INSTRUCTIONS TO FOLLOW: Restate the whole of the material. Keep every word, and drop the pictures.

SUPPLIED DATA:
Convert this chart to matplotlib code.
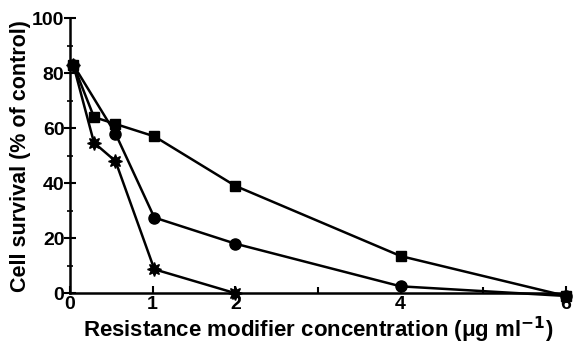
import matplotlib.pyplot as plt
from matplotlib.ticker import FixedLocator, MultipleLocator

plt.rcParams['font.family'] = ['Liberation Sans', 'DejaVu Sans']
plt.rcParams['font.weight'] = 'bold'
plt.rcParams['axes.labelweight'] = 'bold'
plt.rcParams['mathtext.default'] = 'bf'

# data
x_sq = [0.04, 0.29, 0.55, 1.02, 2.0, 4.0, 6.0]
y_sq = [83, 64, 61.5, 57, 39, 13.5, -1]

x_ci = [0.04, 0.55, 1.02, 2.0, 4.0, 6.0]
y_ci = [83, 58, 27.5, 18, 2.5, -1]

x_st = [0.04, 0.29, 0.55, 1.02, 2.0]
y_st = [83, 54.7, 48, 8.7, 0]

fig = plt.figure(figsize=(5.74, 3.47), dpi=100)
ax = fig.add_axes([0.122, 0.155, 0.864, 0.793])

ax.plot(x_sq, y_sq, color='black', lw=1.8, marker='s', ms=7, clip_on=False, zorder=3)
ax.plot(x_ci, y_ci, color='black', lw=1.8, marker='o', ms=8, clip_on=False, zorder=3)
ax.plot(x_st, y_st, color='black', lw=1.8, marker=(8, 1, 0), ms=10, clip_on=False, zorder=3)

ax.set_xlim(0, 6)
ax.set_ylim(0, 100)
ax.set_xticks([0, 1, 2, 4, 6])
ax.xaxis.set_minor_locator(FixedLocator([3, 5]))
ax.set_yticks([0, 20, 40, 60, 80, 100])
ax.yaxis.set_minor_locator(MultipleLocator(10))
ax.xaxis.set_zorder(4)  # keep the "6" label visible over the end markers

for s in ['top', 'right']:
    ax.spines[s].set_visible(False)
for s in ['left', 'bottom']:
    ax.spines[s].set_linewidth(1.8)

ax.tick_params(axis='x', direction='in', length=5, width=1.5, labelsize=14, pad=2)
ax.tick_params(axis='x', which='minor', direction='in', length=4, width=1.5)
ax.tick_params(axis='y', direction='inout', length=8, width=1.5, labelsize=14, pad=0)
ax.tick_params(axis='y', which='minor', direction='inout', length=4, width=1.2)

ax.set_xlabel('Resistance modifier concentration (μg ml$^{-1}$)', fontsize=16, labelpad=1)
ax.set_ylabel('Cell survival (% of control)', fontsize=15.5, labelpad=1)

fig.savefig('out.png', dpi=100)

RESULT FOR THIS TASK:
Convert this chart to matplotlib code.
import matplotlib.pyplot as plt
from matplotlib.ticker import FixedLocator, MultipleLocator

plt.rcParams['font.family'] = ['Liberation Sans', 'DejaVu Sans']
plt.rcParams['font.weight'] = 'bold'
plt.rcParams['axes.labelweight'] = 'bold'
plt.rcParams['mathtext.default'] = 'bf'

# data
x_sq = [0.04, 0.29, 0.55, 1.02, 2.0, 4.0, 6.0]
y_sq = [83, 64, 61.5, 57, 39, 13.5, -1]

x_ci = [0.04, 0.55, 1.02, 2.0, 4.0, 6.0]
y_ci = [83, 58, 27.5, 18, 2.5, -1]

x_st = [0.04, 0.29, 0.55, 1.02, 2.0]
y_st = [83, 54.7, 48, 8.7, 0]

fig = plt.figure(figsize=(5.74, 3.47), dpi=100)
ax = fig.add_axes([0.122, 0.155, 0.864, 0.793])

ax.plot(x_sq, y_sq, color='black', lw=1.8, marker='s', ms=7, clip_on=False, zorder=3)
ax.plot(x_ci, y_ci, color='black', lw=1.8, marker='o', ms=8, clip_on=False, zorder=3)
ax.plot(x_st, y_st, color='black', lw=1.8, marker=(8, 1, 0), ms=10, clip_on=False, zorder=3)

ax.set_xlim(0, 6)
ax.set_ylim(0, 100)
ax.set_xticks([0, 1, 2, 4, 6])
ax.xaxis.set_minor_locator(FixedLocator([3, 5]))
ax.set_yticks([0, 20, 40, 60, 80, 100])
ax.yaxis.set_minor_locator(MultipleLocator(10))
ax.xaxis.set_zorder(4)  # keep the "6" label visible over the end markers

for s in ['top', 'right']:
    ax.spines[s].set_visible(False)
for s in ['left', 'bottom']:
    ax.spines[s].set_linewidth(1.8)

ax.tick_params(axis='x', direction='in', length=5, width=1.5, labelsize=14, pad=2)
ax.tick_params(axis='x', which='minor', direction='in', length=4, width=1.5)
ax.tick_params(axis='y', direction='inout', length=8, width=1.5, labelsize=14, pad=0)
ax.tick_params(axis='y', which='minor', direction='inout', length=4, width=1.2)

ax.set_xlabel('Resistance modifier concentration (μg ml$^{-1}$)', fontsize=16, labelpad=1)
ax.set_ylabel('Cell survival (% of control)', fontsize=15.5, labelpad=1)

fig.savefig('out.png', dpi=100)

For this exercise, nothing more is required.